The Navigation Act precludes seamen's articles of agreement from containing any provision for the payment of wages in advance to any seaman. This was an old safeguard going back to the British Merchant Shipping Act of 1894, designed to protect seamen from the practice of giving an advance in wages to a man in order to bind him to go to sea. Such a safeguard is not required under modern conditions and arrangements for the engagement of seamen, and in fact is a disadvantage to seamen in that it precludes the making of advances against accrued wages in cases where the wages are normally paid to their bank accounts. Clause 18 therefore repeals the section concerned.

Section 179 of the Act provides terms of imprisonment as punishment for certain breaches of labour discipline by foreign seamen, whereas section 100 does not provide for imprisonment for similar offences by seamen on British ships. Clause 30 removes this anomaly by omitting the imprisonment penalties applicable to foreign seamen.

I turn now to clause 32, which deals with the important matter of the survey of ships. The Act now requires the owner of every ship to which it applies, including a River Murray ship, to have the survey of each part of the ship that has to be surveyed carried out at least once each year. But ships on inland waters such as the River Murray operate, of course, under conditions vastly different from those applying to seagoing ships, and operation in sheltered and relatively shallow waters does not require the application of all the stringent conditions which must be applied to sea-going ships. The Act is therefore being amended to allow the regulations to prescribe not only the parts of a ship which must be surveyed but also the manner and period of such surveys in relation to a particular class or type of ship, thus permitting greater flexibility in respect of the survey requirements for the few small ships that are involved.

Honorable senators will have observed that clauses 35, 36 and 37 deal with the requirements for the production of ships certificates to customs in order that a clearance or transire might be' obtained. To avoid unnecessary red tape in this matter, the provisions are being amended so that the production of the certificates will only be necessary at certain specified ports of call instead of at every port.

Clause 39 repeals a Division in the Act which, although inserted in 1912, has never been used. The division deals with the testing and use of anchors, chain cables and gear in ships, but as the necessary safeguards in respect of these items are already provided in the Navigation (Loading and Unloading - Safety Measures) Regulations the division is, and would continue to be, superfluous, and is therefore being cleared away.

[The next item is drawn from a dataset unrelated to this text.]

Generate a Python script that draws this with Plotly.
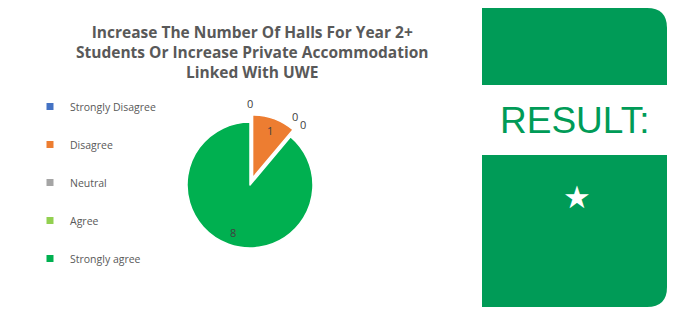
import math
import plotly.graph_objects as go

categories = ["Strongly Disagree", "Disagree", "Neutral", "Agree", "Strongly agree"]
values = [0, 1, 0, 0, 8]
colors = ["#4472C4", "#ED7D31", "#A5A5A5", "#92D050", "#00B050"]
title_lines = ["Increase The Number Of Halls For Year 2+",
               "Students Or Increase Private Accommodation",
               "Linked With UWE"]
result_text = "RESULT:"
rating_text = "★"

W, H = 684, 318
CX, CY, R = 250, 185, 63
PULL = 0.12
half = R * (1 + PULL)
pulls = [PULL if 0 < v < max(values) else 0 for v in values]

fig = go.Figure()

fig.add_trace(go.Pie(
    labels=categories, values=values, sort=False, direction="clockwise",
    rotation=0, marker=dict(colors=colors, line=dict(color="white", width=1.5)),
    pull=pulls, textinfo="none",
    showlegend=False, hoverinfo="label+value",
    domain=dict(x=[(CX - half) / W, (CX + half) / W],
                y=[1 - (CY + half) / H, 1 - (CY - half) / H]),
))

for c, col in zip(categories, colors):
    fig.add_trace(go.Scatter(
        x=[None], y=[None], mode="markers", name=c, legendgroup=c,
        marker=dict(symbol="square", size=7, color=col), xaxis="x", yaxis="y"))

# value labels, placed from the data's cumulative angles
total = sum(values)
lab_font = dict(color="#404040", size=11, family="Open Sans")
cum = 0
zero_idx = 0
ann = []
for v, p in zip(values, pulls):
    if v == 0:
        ang = cum / total * 2 * math.pi + (-0.12 if zero_idx == 1 else 0.0)
        rr = R * 1.3
        ann.append(dict(x=CX + rr * math.sin(ang),
                        y=CY - rr * math.cos(ang) + (2 if zero_idx == 2 else 0),
                        xref="x", yref="y", text=str(v), showarrow=False, font=lab_font))
        zero_idx += 1
    else:
        ang = (cum + v / 2) / total * 2 * math.pi
        rr = R * (0.8 + p)
        ann.append(dict(x=CX + rr * math.sin(ang), y=CY - rr * math.cos(ang),
                        xref="x", yref="y", text=str(v), showarrow=False, font=lab_font))
    cum += v

ann.append(dict(x=252, y=52, xref="x", yref="y", showarrow=False,
                text="<br>".join(f"<b>{t}</b>" for t in title_lines),
                font=dict(color="#595959", size=15.5, family="Open Sans")))
ann.append(dict(x=574, y=120, xref="x", yref="y", showarrow=False, text=result_text,
                font=dict(color="#009B57", size=37, family="Liberation Sans")))
ann.append(dict(x=577, y=197, xref="x", yref="y", showarrow=False, text=rating_text,
                font=dict(color="white", size=31, family="DejaVu Sans")))

shapes = [
    dict(type="path", xref="x", yref="y", fillcolor="#009B57", line=dict(width=0),
         path="M482,8 L647,8 Q667,8 667,28 L667,85 L482,85 Z", layer="below"),
    dict(type="path", xref="x", yref="y", fillcolor="#009B57", line=dict(width=0),
         path="M482,155 L667,155 L667,287 Q667,307 647,307 L482,307 Z", layer="below"),
]

fig.update_layout(
    width=W, height=H, margin=dict(l=0, r=0, t=0, b=0),
    paper_bgcolor="white", plot_bgcolor="white",
    xaxis=dict(range=[0, W], visible=False, fixedrange=True),
    yaxis=dict(range=[H, 0], visible=False, fixedrange=True),
    showlegend=True,
    legend=dict(x=30 / W, y=1 - 92 / H, xanchor="left", yanchor="top",
                font=dict(color="#595959", size=10.5, family="Open Sans"),
                tracegroupgap=19, bgcolor="rgba(0,0,0,0)"),
    annotations=ann, shapes=shapes,
)

fig.write_html("out.html")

The Navigation Act was amended in 1958 to enable Australia to ratify two International Labour Organization Conventions which provide for the examination and certification of able seamen and cooks. However, before ratification could be accomplished it has been necessary to try to ensure that proper training and examination facilities are available. Some practical difficulties have so far prevented the provision of these facilities and so it has not yet been possible to bring the amendments of the Act into force. As it is now clear that it will be some time yet before the facilities can be provided, and as in the meantime there is an urgent need to bring into force the other provisions of the sections of the 1958 Act which relate to this subject, the provisions requiring the passing of prescribed examinations and the issue of certificates of qualification to enable rating as an able seaman or a cook are being repealed, by clauses 55 and 56. It is proposed that these provisions be re-inserted in the Act and the conventions ratified as soon as the difficulties associated with the provision of training facilities and examinations have been overcome. In the meantime, because of the amendments, it will be possible to have the benefit of the operation of the other provisions of the two sections of the 1958 Act and to finalise a much-needed consolidation of the Navigation Act.

As the Bill will considerably assist in the effective administration of the Act, and is of a generally non-controversial nature, I look forward to its receiving the general support of the Senate.